Task description:
Repeat all of the material below exactly as written, images excluded.

Code that draws figures
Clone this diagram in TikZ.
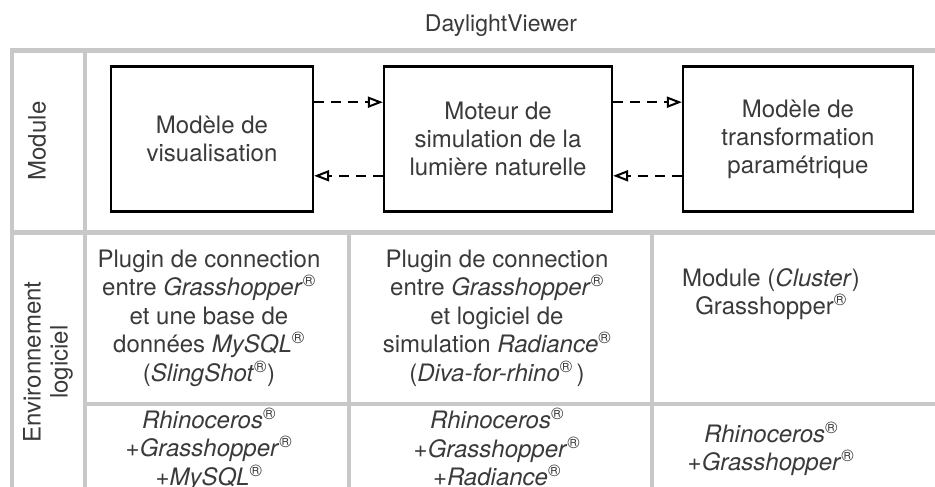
\documentclass[tikz,border=0pt]{standalone}
\usepackage{fontspec}
\setmainfont{TeX Gyre Heros}
\usetikzlibrary{arrows.meta,calc}
\definecolor{txt}{RGB}{58,58,58}
\definecolor{gridc}{RGB}{200,200,200}
\newcommand{\rg}{\textsuperscript{\textregistered}}
\tikzset{
  gridline/.style={draw=gridc, line width=4.5bp},
  modbox/.style={draw=black, line width=2.2bp, inner sep=0pt, align=center, text=txt,
    font=\fontsize{24bp}{28bp}\selectfont},
  cell/.style={inner sep=0pt, align=center, text=txt, font=\fontsize{24bp}{28.5bp}\selectfont},
  flow/.style={draw=black, line width=2bp, dash pattern=on 10bp off 7bp,
    -{Triangle[open, length=15bp, width=11bp, line width=2bp]}},
}
\begin{document}
\begin{tikzpicture}[x=1bp,y=-1bp]
\useasboundingbox (0,0) rectangle (935,487);
% grid
\draw[gridline] (10,50.5) -- (935,50.5);
\draw[gridline] (12,48.5) -- (12,487);
\draw[gridline] (85,50.5) -- (85,487);
\draw[gridline] (12,232.5) -- (935,232.5);
\draw[gridline] (349,232.5) -- (349,487);
\draw[gridline] (652,232.5) -- (652,487);
\draw[gridline] (85,404) -- (935,404);
% title
\node[cell, anchor=base, font=\fontsize{23bp}{26bp}\selectfont] (title) at (501,32) {DaylightViewer};
% row labels
\node[cell, rotate=90] (lmod) at (37,141) {Module};
\node[cell, rotate=90, font=\fontsize{24bp}{27bp}\selectfont] (lenv) at (48,362) {Environnement\\logiciel};
% module boxes
\node[modbox, minimum width=202bp, minimum height=145bp] (b1) at (212,139) {Modèle de\\visualisation};
\node[modbox, minimum width=228bp, minimum height=145bp] (b2) at (498,139) {Moteur de\\simulation de la\\lumière naturelle};
\node[modbox, minimum width=230bp, minimum height=145bp] (b3) at (798,139) {Modèle de\\transformation\\paramétrique};
% arrows
\draw[flow] ($(b1.north east)!0.25!(b1.south east)$) -- ($(b2.north west)!0.25!(b2.south west)$);
\draw[flow] ($(b2.north west)!0.75!(b2.south west)$) -- ($(b1.north east)!0.75!(b1.south east)$);
\draw[flow] ($(b2.north east)!0.25!(b2.south east)$) -- ($(b3.north west)!0.25!(b3.south west)$);
\draw[flow] ($(b3.north west)!0.75!(b3.south west)$) -- ($(b2.north east)!0.75!(b2.south east)$);
% software cells
\node[cell] (c1) at (209,318) {Plugin de connection\\entre \textit{Grasshopper}\rg\\et une base de\\données \textit{MySQL}\rg\\(\textit{SlingShot}\rg)};
\node[cell] (c2) at (497,318) {Plugin de connection\\entre \textit{Grasshopper}\rg\\et logiciel de\\simulation \textit{Radiance}\rg\\(\textit{Diva-for-rhino}\rg\,)};
\node[cell] (c3) at (771,294) {Module (\textit{Cluster})\\Grasshopper\rg};
% environment cells
\node[cell] (e1) at (209,449) {\textit{Rhinoceros}\rg\\+\textit{Grasshopper}\rg\\+\textit{MySQL}\rg};
\node[cell] (e2) at (497,447) {\textit{Rhinoceros}\rg\\+\textit{Grasshopper}\rg\\+\textit{Radiance}\rg};
\node[cell] (e3) at (771,449) {\textit{Rhinoceros}\rg\\+\textit{Grasshopper}\rg};
\end{tikzpicture}
\end{document}
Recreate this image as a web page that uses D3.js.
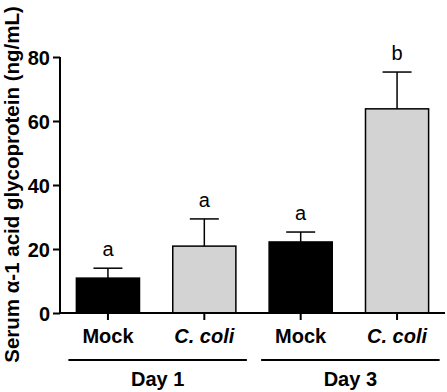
<!DOCTYPE html>
<html>
<head>
<meta charset="utf-8">
<script src="https://cdn.jsdelivr.net/npm/d3@7"></script>
<style>
  body { margin: 0; background: #fff; }
  text { font-family: Arial, "Liberation Sans", sans-serif; }
</style>
</head>
<body>
<div id="chart"></div>
<script>
const svgWidth = 447
const svgHeight = 392

// data
const groups = ["Mock1", "Coli1", "Mock3", "Coli3"]
const labels = ["Mock", "C. coli", "Mock", "C. coli"]
const means = [10.9, 20.9, 22.2, 63.8]
const errors = [3.1, 8.5, 3.1, 11.5]
const letters = ["a", "a", "a", "b"]
const days = ["Day 1", "Day 3"]
const yTicks = [0, 20, 40, 60, 80]

const fills = ["#000000", "#d3d3d3", "#000000", "#d3d3d3"]

let svg = d3.select("#chart")
  .append("svg")
  .attr("width", svgWidth)
  .attr("height", svgHeight)

let x = d3.scaleBand()
  .domain(groups)
  .range([60, 445])
  .paddingInner(0.345)
  .paddingOuter(0.17)

let y = d3.scaleLinear()
  .domain([0, 80])
  .range([313, 57])

// y axis
let yAxis = svg.append("g")
  .attr("transform", "translate(60,0)")
  .call(d3.axisLeft(y).tickValues(yTicks).tickSize(7).tickPadding(3))
yAxis.select(".domain").attr("stroke-width", 2).attr("d", `M0,${y(80)}V${y(0)}`)
yAxis.selectAll(".tick line").attr("stroke-width", 2)
yAxis.selectAll(".tick text")
  .attr("font-size", "20px")
  .attr("font-weight", "bold")
  .attr("fill", "#000")
  .attr("dy", "0.36em")

// bars
svg.selectAll("rect.bar")
  .data(groups)
  .enter()
  .append("rect")
  .classed("bar", true)
  .attr("x", d => x(d))
  .attr("width", x.bandwidth())
  .attr("y", (d, i) => y(means[i]))
  .attr("height", (d, i) => y(0) - y(means[i]))
  .attr("fill", (d, i) => fills[i])
  .attr("stroke", "#000")
  .attr("stroke-width", 1.5)

// error bars
let capW = 29
groups.forEach((g, i) => {
  let cx = x(g) + x.bandwidth() / 2
  let top = y(means[i] + errors[i])
  svg.append("line")
    .attr("x1", cx).attr("x2", cx)
    .attr("y1", y(means[i])).attr("y2", top)
    .attr("stroke", "#000").attr("stroke-width", 1.5)
  svg.append("line")
    .attr("x1", cx - capW / 2).attr("x2", cx + capW / 2)
    .attr("y1", top).attr("y2", top)
    .attr("stroke", "#000").attr("stroke-width", 1.5)
  svg.append("text")
    .attr("x", cx)
    .attr("y", top - 12)
    .attr("text-anchor", "middle")
    .attr("font-size", "20px")
    .text(letters[i])
})

// x axis
let xAxis = svg.append("g")
  .attr("transform", `translate(0,${y(0)})`)
  .call(d3.axisBottom(x).tickSize(7).tickFormat((d, i) => labels[i]).tickPadding(9))
xAxis.select(".domain").attr("stroke-width", 2).attr("d", "M60,0H445")
xAxis.selectAll(".tick line").attr("stroke-width", 2)
xAxis.selectAll(".tick text")
  .attr("font-size", "20px")
  .attr("font-weight", "bold")
  .attr("fill", "#000")
  .attr("font-style", (d, i) => i % 2 ? "italic" : "normal")

// day grouping lines
days.forEach((day, k) => {
  let x0 = x(groups[k * 2]) - 8
  let x1 = x(groups[k * 2 + 1]) + x.bandwidth() + 11
  svg.append("line")
    .attr("x1", x0).attr("x2", x1)
    .attr("y1", 360).attr("y2", 360)
    .attr("stroke", "#000").attr("stroke-width", 2)
  svg.append("text")
    .attr("x", (x0 + x1) / 2)
    .attr("y", 386)
    .attr("text-anchor", "middle")
    .attr("font-size", "20px")
    .attr("font-weight", "bold")
    .text(day)
})

// y title
svg.append("text")
  .attr("transform", `translate(19,${(2 + 367) / 2}) rotate(-90)`)
  .attr("text-anchor", "middle")
  .attr("font-size", "20.5px")
  .attr("font-weight", "bold")
  .text("Serum α-1 acid glycoprotein (ng/mL)")
</script>
</body>
</html>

Result:
Clone this diagram in TikZ.
\documentclass[tikz,border=0pt]{standalone}
\usepackage{fontspec}
\setmainfont{TeX Gyre Heros}
\usetikzlibrary{arrows.meta,calc}
\definecolor{txt}{RGB}{58,58,58}
\definecolor{gridc}{RGB}{200,200,200}
\newcommand{\rg}{\textsuperscript{\textregistered}}
\tikzset{
  gridline/.style={draw=gridc, line width=4.5bp},
  modbox/.style={draw=black, line width=2.2bp, inner sep=0pt, align=center, text=txt,
    font=\fontsize{24bp}{28bp}\selectfont},
  cell/.style={inner sep=0pt, align=center, text=txt, font=\fontsize{24bp}{28.5bp}\selectfont},
  flow/.style={draw=black, line width=2bp, dash pattern=on 10bp off 7bp,
    -{Triangle[open, length=15bp, width=11bp, line width=2bp]}},
}
\begin{document}
\begin{tikzpicture}[x=1bp,y=-1bp]
\useasboundingbox (0,0) rectangle (935,487);
% grid
\draw[gridline] (10,50.5) -- (935,50.5);
\draw[gridline] (12,48.5) -- (12,487);
\draw[gridline] (85,50.5) -- (85,487);
\draw[gridline] (12,232.5) -- (935,232.5);
\draw[gridline] (349,232.5) -- (349,487);
\draw[gridline] (652,232.5) -- (652,487);
\draw[gridline] (85,404) -- (935,404);
% title
\node[cell, anchor=base, font=\fontsize{23bp}{26bp}\selectfont] (title) at (501,32) {DaylightViewer};
% row labels
\node[cell, rotate=90] (lmod) at (37,141) {Module};
\node[cell, rotate=90, font=\fontsize{24bp}{27bp}\selectfont] (lenv) at (48,362) {Environnement\\logiciel};
% module boxes
\node[modbox, minimum width=202bp, minimum height=145bp] (b1) at (212,139) {Modèle de\\visualisation};
\node[modbox, minimum width=228bp, minimum height=145bp] (b2) at (498,139) {Moteur de\\simulation de la\\lumière naturelle};
\node[modbox, minimum width=230bp, minimum height=145bp] (b3) at (798,139) {Modèle de\\transformation\\paramétrique};
% arrows
\draw[flow] ($(b1.north east)!0.25!(b1.south east)$) -- ($(b2.north west)!0.25!(b2.south west)$);
\draw[flow] ($(b2.north west)!0.75!(b2.south west)$) -- ($(b1.north east)!0.75!(b1.south east)$);
\draw[flow] ($(b2.north east)!0.25!(b2.south east)$) -- ($(b3.north west)!0.25!(b3.south west)$);
\draw[flow] ($(b3.north west)!0.75!(b3.south west)$) -- ($(b2.north east)!0.75!(b2.south east)$);
% software cells
\node[cell] (c1) at (209,318) {Plugin de connection\\entre \textit{Grasshopper}\rg\\et une base de\\données \textit{MySQL}\rg\\(\textit{SlingShot}\rg)};
\node[cell] (c2) at (497,318) {Plugin de connection\\entre \textit{Grasshopper}\rg\\et logiciel de\\simulation \textit{Radiance}\rg\\(\textit{Diva-for-rhino}\rg\,)};
\node[cell] (c3) at (771,294) {Module (\textit{Cluster})\\Grasshopper\rg};
% environment cells
\node[cell] (e1) at (209,449) {\textit{Rhinoceros}\rg\\+\textit{Grasshopper}\rg\\+\textit{MySQL}\rg};
\node[cell] (e2) at (497,447) {\textit{Rhinoceros}\rg\\+\textit{Grasshopper}\rg\\+\textit{Radiance}\rg};
\node[cell] (e3) at (771,449) {\textit{Rhinoceros}\rg\\+\textit{Grasshopper}\rg};
\end{tikzpicture}
\end{document}
Recreate this image as a web page that uses D3.js.
<!DOCTYPE html>
<html>
<head>
<meta charset="utf-8">
<script src="https://cdn.jsdelivr.net/npm/d3@7"></script>
<style>
  body { margin: 0; background: #fff; }
  text { font-family: Arial, "Liberation Sans", sans-serif; }
</style>
</head>
<body>
<div id="chart"></div>
<script>
const svgWidth = 447
const svgHeight = 392

// data
const groups = ["Mock1", "Coli1", "Mock3", "Coli3"]
const labels = ["Mock", "C. coli", "Mock", "C. coli"]
const means = [10.9, 20.9, 22.2, 63.8]
const errors = [3.1, 8.5, 3.1, 11.5]
const letters = ["a", "a", "a", "b"]
const days = ["Day 1", "Day 3"]
const yTicks = [0, 20, 40, 60, 80]

const fills = ["#000000", "#d3d3d3", "#000000", "#d3d3d3"]

let svg = d3.select("#chart")
  .append("svg")
  .attr("width", svgWidth)
  .attr("height", svgHeight)

let x = d3.scaleBand()
  .domain(groups)
  .range([60, 445])
  .paddingInner(0.345)
  .paddingOuter(0.17)

let y = d3.scaleLinear()
  .domain([0, 80])
  .range([313, 57])

// y axis
let yAxis = svg.append("g")
  .attr("transform", "translate(60,0)")
  .call(d3.axisLeft(y).tickValues(yTicks).tickSize(7).tickPadding(3))
yAxis.select(".domain").attr("stroke-width", 2).attr("d", `M0,${y(80)}V${y(0)}`)
yAxis.selectAll(".tick line").attr("stroke-width", 2)
yAxis.selectAll(".tick text")
  .attr("font-size", "20px")
  .attr("font-weight", "bold")
  .attr("fill", "#000")
  .attr("dy", "0.36em")

// bars
svg.selectAll("rect.bar")
  .data(groups)
  .enter()
  .append("rect")
  .classed("bar", true)
  .attr("x", d => x(d))
  .attr("width", x.bandwidth())
  .attr("y", (d, i) => y(means[i]))
  .attr("height", (d, i) => y(0) - y(means[i]))
  .attr("fill", (d, i) => fills[i])
  .attr("stroke", "#000")
  .attr("stroke-width", 1.5)

// error bars
let capW = 29
groups.forEach((g, i) => {
  let cx = x(g) + x.bandwidth() / 2
  let top = y(means[i] + errors[i])
  svg.append("line")
    .attr("x1", cx).attr("x2", cx)
    .attr("y1", y(means[i])).attr("y2", top)
    .attr("stroke", "#000").attr("stroke-width", 1.5)
  svg.append("line")
    .attr("x1", cx - capW / 2).attr("x2", cx + capW / 2)
    .attr("y1", top).attr("y2", top)
    .attr("stroke", "#000").attr("stroke-width", 1.5)
  svg.append("text")
    .attr("x", cx)
    .attr("y", top - 12)
    .attr("text-anchor", "middle")
    .attr("font-size", "20px")
    .text(letters[i])
})

// x axis
let xAxis = svg.append("g")
  .attr("transform", `translate(0,${y(0)})`)
  .call(d3.axisBottom(x).tickSize(7).tickFormat((d, i) => labels[i]).tickPadding(9))
xAxis.select(".domain").attr("stroke-width", 2).attr("d", "M60,0H445")
xAxis.selectAll(".tick line").attr("stroke-width", 2)
xAxis.selectAll(".tick text")
  .attr("font-size", "20px")
  .attr("font-weight", "bold")
  .attr("fill", "#000")
  .attr("font-style", (d, i) => i % 2 ? "italic" : "normal")

// day grouping lines
days.forEach((day, k) => {
  let x0 = x(groups[k * 2]) - 8
  let x1 = x(groups[k * 2 + 1]) + x.bandwidth() + 11
  svg.append("line")
    .attr("x1", x0).attr("x2", x1)
    .attr("y1", 360).attr("y2", 360)
    .attr("stroke", "#000").attr("stroke-width", 2)
  svg.append("text")
    .attr("x", (x0 + x1) / 2)
    .attr("y", 386)
    .attr("text-anchor", "middle")
    .attr("font-size", "20px")
    .attr("font-weight", "bold")
    .text(day)
})

// y title
svg.append("text")
  .attr("transform", `translate(19,${(2 + 367) / 2}) rotate(-90)`)
  .attr("text-anchor", "middle")
  .attr("font-size", "20.5px")
  .attr("font-weight", "bold")
  .text("Serum α-1 acid glycoprotein (ng/mL)")
</script>
</body>
</html>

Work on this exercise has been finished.